The William Goodale House, also known as the University of Wyoming Alumni House, is a Tudor Revival style residence built in 1931 for William and Ethel Goodale in Laramie, Wyoming. The house was designed by Wyoming architects William DuBois and F.W. Ambrose.

Ethel Miller Goodale was a sister of Leslie A. Miller, Wyoming governor from 1933 to 1939. Her father A.E. Miller had been mayor of Laramie. William Goodale owned a Hudson automobile dealership and was involved in the First State Bank of Laramie. The Goodales lived in the house until 1942, when Mr. and Mrs. George Forbes bought the house. The surrounding neighborhood became more commercial over time and many of the neighboring houses were torn down. In 1990 the University of Wyoming Alumni Association bought the house for its headquarters.

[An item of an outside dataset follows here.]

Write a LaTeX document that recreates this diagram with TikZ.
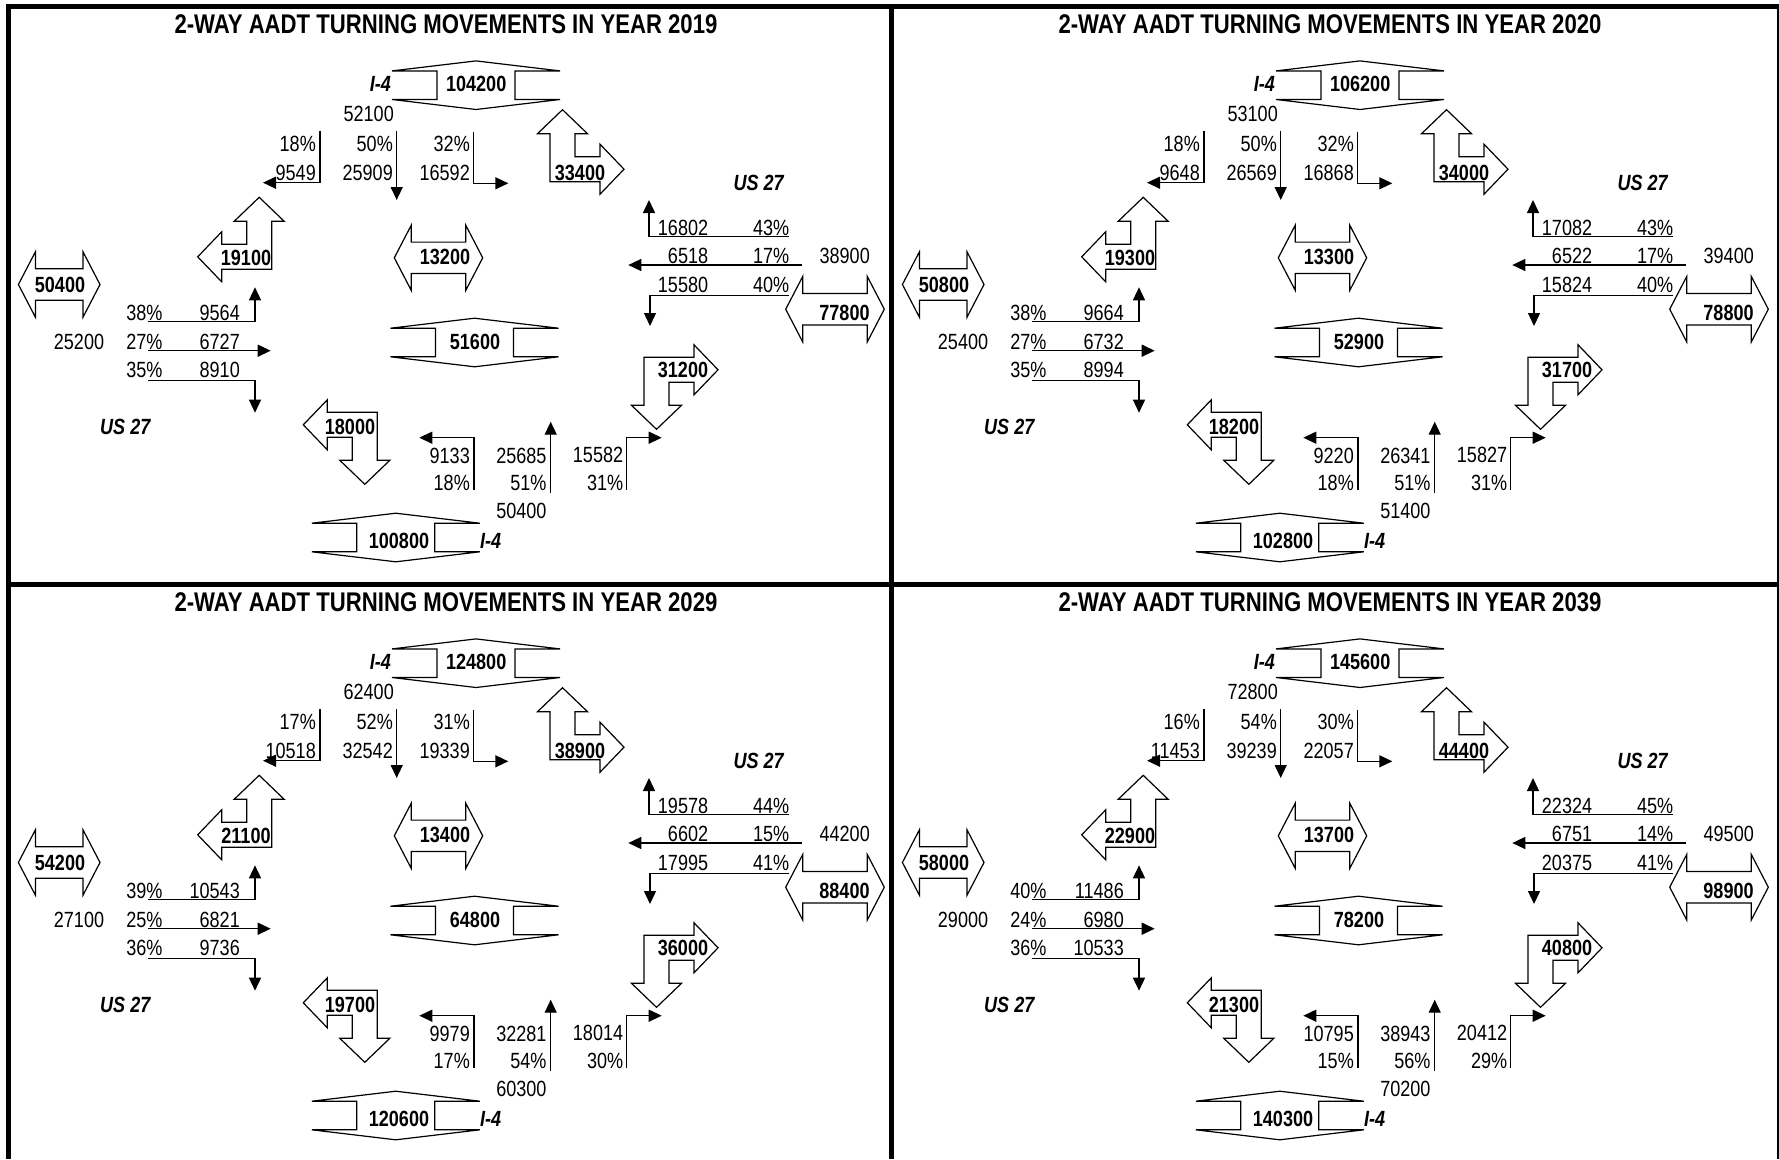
\documentclass[tikz,border=0pt]{standalone}
\usepackage{fontspec}
\setmainfont{Liberation Sans}[FakeStretch=0.82]
\usetikzlibrary{arrows.meta}

\newcommand\setp[2]{\expandafter\def\csname pv#1\endcsname{#2}}
\newcommand\gp[1]{\csname pv#1\endcsname}

\tikzset{
  shp/.style={draw=black, fill=white, line width=1.2pt, line join=miter, miter limit=6},
  mv/.style={draw=black, line width=1.4pt, -{Triangle[length=13pt,width=12pt]}},
  num/.style={inner sep=0pt, font=\fontsize{22}{24}\selectfont},
  bnum/.style={inner sep=0pt, font=\fontsize{22}{24}\selectfont\bfseries},
  hw/.style={inner sep=0pt, font=\fontsize{22}{24}\selectfont\bfseries\itshape},
  ttl/.style={inner sep=0pt, font=\fontsize{27}{30}\selectfont\bfseries},
  frm/.style={line width=5pt},
  vdbl/.pic={\draw[shp] (-84,-14.3) -- (0,-24.3) -- (84,-14.3) -- (39,-14.3) -- (39,14.3) -- (84,14.3) -- (0,24.3) -- (-84,14.3) -- (-39,14.3) -- (-39,-14.3) -- cycle;},
  hdbl/.pic={\draw[shp] (-#1,0) -- (-#1+17,-32.7) -- (-#1+17,-15.7) -- (#1-17,-15.7) -- (#1-17,-32.7) -- (#1,0) -- (#1-17,32.7) -- (#1-17,15.7) -- (-#1+17,15.7) -- (-#1+17,32.7) -- cycle;},
  lar/.pic={\draw[shp] (0,0) -- (0,-48) -- (-12.5,-48) -- (12.5,-72) -- (37.5,-48) -- (25,-48) -- (25,-25) -- (50,-25) -- (50,-37.5) -- (74,-12.5) -- (50,12.5) -- (50,0) -- cycle;},
}

\newcommand\drawpanel[3]{%
\begin{scope}[shift={(#1,#2)}, name prefix=#3-]
 \node[ttl, anchor=base] (ttl) at (446,33) {2-WAY AADT TURNING MOVEMENTS IN YEAR \gp{yr}};
 % top road
 \pic at (476,85.2) {vdbl};
 \node[bnum, anchor=base] (top) at (476.2,91.7) {\gp{top}};
 \node[hw, anchor=base east] (i4t) at (391,91.7) {I-4};
 \node[num, anchor=base east] (tq) at (394,121) {\gp{tq}};
 \node[num, anchor=base east] (ta) at (316,151) {\gp{ta}};
 \node[num, anchor=base east] (tb) at (316,180) {\gp{tb}};
 \node[num, anchor=base east] (tc) at (393,151) {\gp{tc}};
 \node[num, anchor=base east] (td) at (393,180) {\gp{td}};
 \node[num, anchor=base east] (te) at (470,151) {\gp{te}};
 \node[num, anchor=base east] (tf) at (470,180) {\gp{tf}};
 \draw[mv] (320,131) |- (263,182.7);
 \draw[mv] (396.7,131) -- (396.7,200);
 \draw[mv] (473.3,131.7) |- (508.3,183.3);
 % L arrows
 \pic at (550,181.7) {lar};
 \node[bnum, anchor=base] (ur) at (580,180) {\gp{ur}};
 \pic[xscale=-1] at (271.7,269.3) {lar};
 \node[bnum, anchor=base] (ul) at (246,265) {\gp{ul}};
 % middle
 \pic at (438.5,257.8) {hdbl=44.2};
 \node[bnum, anchor=base] (mc) at (445,264) {\gp{mc}};
 \pic at (474.5,342.5) {vdbl};
 \node[bnum, anchor=base] (mm) at (475,349.3) {\gp{mm}};
 % left road
 \pic at (59.2,284.5) {hdbl=40.8};
 \node[bnum, anchor=base] (wl) at (60,292.7) {\gp{wl}};
 \node[num, anchor=base east] (la) at (162.7,320) {\gp{la}};
 \node[num, anchor=base east] (lb) at (240,320) {\gp{lb}};
 \node[num, anchor=base east] (lt) at (104.3,349) {\gp{lt}};
 \node[num, anchor=base east] (lc) at (162.7,349) {\gp{lc}};
 \node[num, anchor=base east] (ld) at (240,349) {\gp{ld}};
 \node[num, anchor=base east] (le) at (162.7,377.3) {\gp{le}};
 \node[num, anchor=base east] (lf) at (240,377.3) {\gp{lf}};
 \draw[mv] (148.3,321.7) -| (255,287.3);
 \draw[mv] (148.3,350.7) -- (270.7,350.7);
 \draw[mv] (148.3,380.7) -| (255,412.7);
 \node[hw, anchor=base west] (usl) at (100,434) {US 27};
 % right road
 \node[hw, anchor=base west] (usr) at (733.3,190.7) {US 27};
 \node[num, anchor=base east] (ra) at (708.3,235) {\gp{ra}};
 \node[num, anchor=base east] (rb) at (789.3,235) {\gp{rb}};
 \node[num, anchor=base east] (rc) at (708.3,263.3) {\gp{rc}};
 \node[num, anchor=base east] (rd) at (789.3,263.3) {\gp{rd}};
 \node[num, anchor=base east] (rt) at (870,263.3) {\gp{rt}};
 \node[num, anchor=base east] (re) at (708.3,292.7) {\gp{re}};
 \node[num, anchor=base east] (rf) at (789.3,292.7) {\gp{rf}};
 \draw[mv] (789.3,236.7) -| (649,200);
 \draw[mv] (801.7,265) -- (628.3,265);
 \draw[mv] (789.3,295.7) -| (650,326);
 \pic at (835,309.2) {hdbl=49.3};
 \node[bnum, anchor=base] (er) at (844.5,320) {\gp{er}};
 \pic[yscale=-1] at (644,357.3) {lar};
 \node[bnum, anchor=base] (dr) at (683,377.3) {\gp{dr}};
 \pic[xscale=-1,yscale=-1] at (377.3,412.3) {lar};
 \node[bnum, anchor=base] (dl) at (350,434) {\gp{dl}};
 % bottom road
 \node[num, anchor=base east] (ba) at (470,463.3) {\gp{ba}};
 \node[num, anchor=base east] (bb) at (470,490) {\gp{bb}};
 \node[num, anchor=base east] (bc) at (546.7,463.3) {\gp{bc}};
 \node[num, anchor=base east] (bd) at (546.7,490) {\gp{bd}};
 \node[num, anchor=base east] (bt) at (546.7,518.3) {\gp{bt}};
 \node[num, anchor=base east] (be) at (623.3,462) {\gp{be}};
 \node[num, anchor=base east] (bf) at (623.3,490) {\gp{bf}};
 \draw[mv] (474,490) |- (419.3,437.7);
 \draw[mv] (550.7,492.7) -- (550.7,421.7);
 \draw[mv] (626.7,490) |- (661.7,437.7);
 \pic at (395.8,537.5) {vdbl};
 \node[bnum, anchor=base] (bp) at (399,548) {\gp{bp}};
 \node[hw, anchor=base west] (i4b) at (480,548) {I-4};
\end{scope}}

\begin{document}
\begin{tikzpicture}[x=1pt, y=-1pt]
\useasboundingbox (0,0) rectangle (1779,1159);
\fill[white] (0,0) rectangle (1779,1159);
% ---------- 2019
\setp{yr}{2019}\setp{top}{104200}\setp{tq}{52100}
\setp{ta}{18\%}\setp{tb}{9549}\setp{tc}{50\%}\setp{td}{25909}\setp{te}{32\%}\setp{tf}{16592}
\setp{ur}{33400}\setp{ul}{19100}\setp{mc}{13200}\setp{mm}{51600}\setp{wl}{50400}
\setp{la}{38\%}\setp{lb}{9564}\setp{lt}{25200}\setp{lc}{27\%}\setp{ld}{6727}\setp{le}{35\%}\setp{lf}{8910}
\setp{ra}{16802}\setp{rb}{43\%}\setp{rc}{6518}\setp{rd}{17\%}\setp{rt}{38900}\setp{re}{15580}\setp{rf}{40\%}
\setp{er}{77800}\setp{dr}{31200}\setp{dl}{18000}
\setp{ba}{9133}\setp{bb}{18\%}\setp{bc}{25685}\setp{bd}{51\%}\setp{bt}{50400}\setp{be}{15582}\setp{bf}{31\%}\setp{bp}{100800}
\drawpanel{0}{0}{p19}
% ---------- 2020
\setp{yr}{2020}\setp{top}{106200}\setp{tq}{53100}
\setp{ta}{18\%}\setp{tb}{9648}\setp{tc}{50\%}\setp{td}{26569}\setp{te}{32\%}\setp{tf}{16868}
\setp{ur}{34000}\setp{ul}{19300}\setp{mc}{13300}\setp{mm}{52900}\setp{wl}{50800}
\setp{la}{38\%}\setp{lb}{9664}\setp{lt}{25400}\setp{lc}{27\%}\setp{ld}{6732}\setp{le}{35\%}\setp{lf}{8994}
\setp{ra}{17082}\setp{rb}{43\%}\setp{rc}{6522}\setp{rd}{17\%}\setp{rt}{39400}\setp{re}{15824}\setp{rf}{40\%}
\setp{er}{78800}\setp{dr}{31700}\setp{dl}{18200}
\setp{ba}{9220}\setp{bb}{18\%}\setp{bc}{26341}\setp{bd}{51\%}\setp{bt}{51400}\setp{be}{15827}\setp{bf}{31\%}\setp{bp}{102800}
\drawpanel{884}{0}{p20}
% ---------- 2029
\setp{yr}{2029}\setp{top}{124800}\setp{tq}{62400}
\setp{ta}{17\%}\setp{tb}{10518}\setp{tc}{52\%}\setp{td}{32542}\setp{te}{31\%}\setp{tf}{19339}
\setp{ur}{38900}\setp{ul}{21100}\setp{mc}{13400}\setp{mm}{64800}\setp{wl}{54200}
\setp{la}{39\%}\setp{lb}{10543}\setp{lt}{27100}\setp{lc}{25\%}\setp{ld}{6821}\setp{le}{36\%}\setp{lf}{9736}
\setp{ra}{19578}\setp{rb}{44\%}\setp{rc}{6602}\setp{rd}{15\%}\setp{rt}{44200}\setp{re}{17995}\setp{rf}{41\%}
\setp{er}{88400}\setp{dr}{36000}\setp{dl}{19700}
\setp{ba}{9979}\setp{bb}{17\%}\setp{bc}{32281}\setp{bd}{54\%}\setp{bt}{60300}\setp{be}{18014}\setp{bf}{30\%}\setp{bp}{120600}
\drawpanel{0}{578}{p29}
% ---------- 2039
\setp{yr}{2039}\setp{top}{145600}\setp{tq}{72800}
\setp{ta}{16\%}\setp{tb}{11453}\setp{tc}{54\%}\setp{td}{39239}\setp{te}{30\%}\setp{tf}{22057}
\setp{ur}{44400}\setp{ul}{22900}\setp{mc}{13700}\setp{mm}{78200}\setp{wl}{58000}
\setp{la}{40\%}\setp{lb}{11486}\setp{lt}{29000}\setp{lc}{24\%}\setp{ld}{6980}\setp{le}{36\%}\setp{lf}{10533}
\setp{ra}{22324}\setp{rb}{45\%}\setp{rc}{6751}\setp{rd}{14\%}\setp{rt}{49500}\setp{re}{20375}\setp{rf}{41\%}
\setp{er}{98900}\setp{dr}{40800}\setp{dl}{21300}
\setp{ba}{10795}\setp{bb}{15\%}\setp{bc}{38943}\setp{bd}{56\%}\setp{bt}{70200}\setp{be}{20412}\setp{bf}{29\%}\setp{bp}{140300}
\drawpanel{884}{578}{p39}
% ---------- frame
\draw[frm] (8.5,1159) -- (8.5,6.5) -- (1779,6.5);
\draw[line width=2.5pt] (1778,6.5) -- (1778,1159);
\draw[frm] (891.5,6.5) -- (891.5,1159);
\draw[frm] (8.5,584) -- (1779,584);
\end{tikzpicture}
\end{document}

The two-story house was constructed by the Speigelberg Lumber Company of Wyoming sandstone with brick decorative accents with a sandstone wall partially surrounding the property. The roof is covered by terra-cotta tiles. Windows include leaded panels and opal glass in a variety of configurations. Masonry is rustic and the roof tiles wrap over the eaves. The brick accents in the attic gables resemble half-timbering.

The William Goodale House was placed on the National Register of Historic Places on August 5, 1991.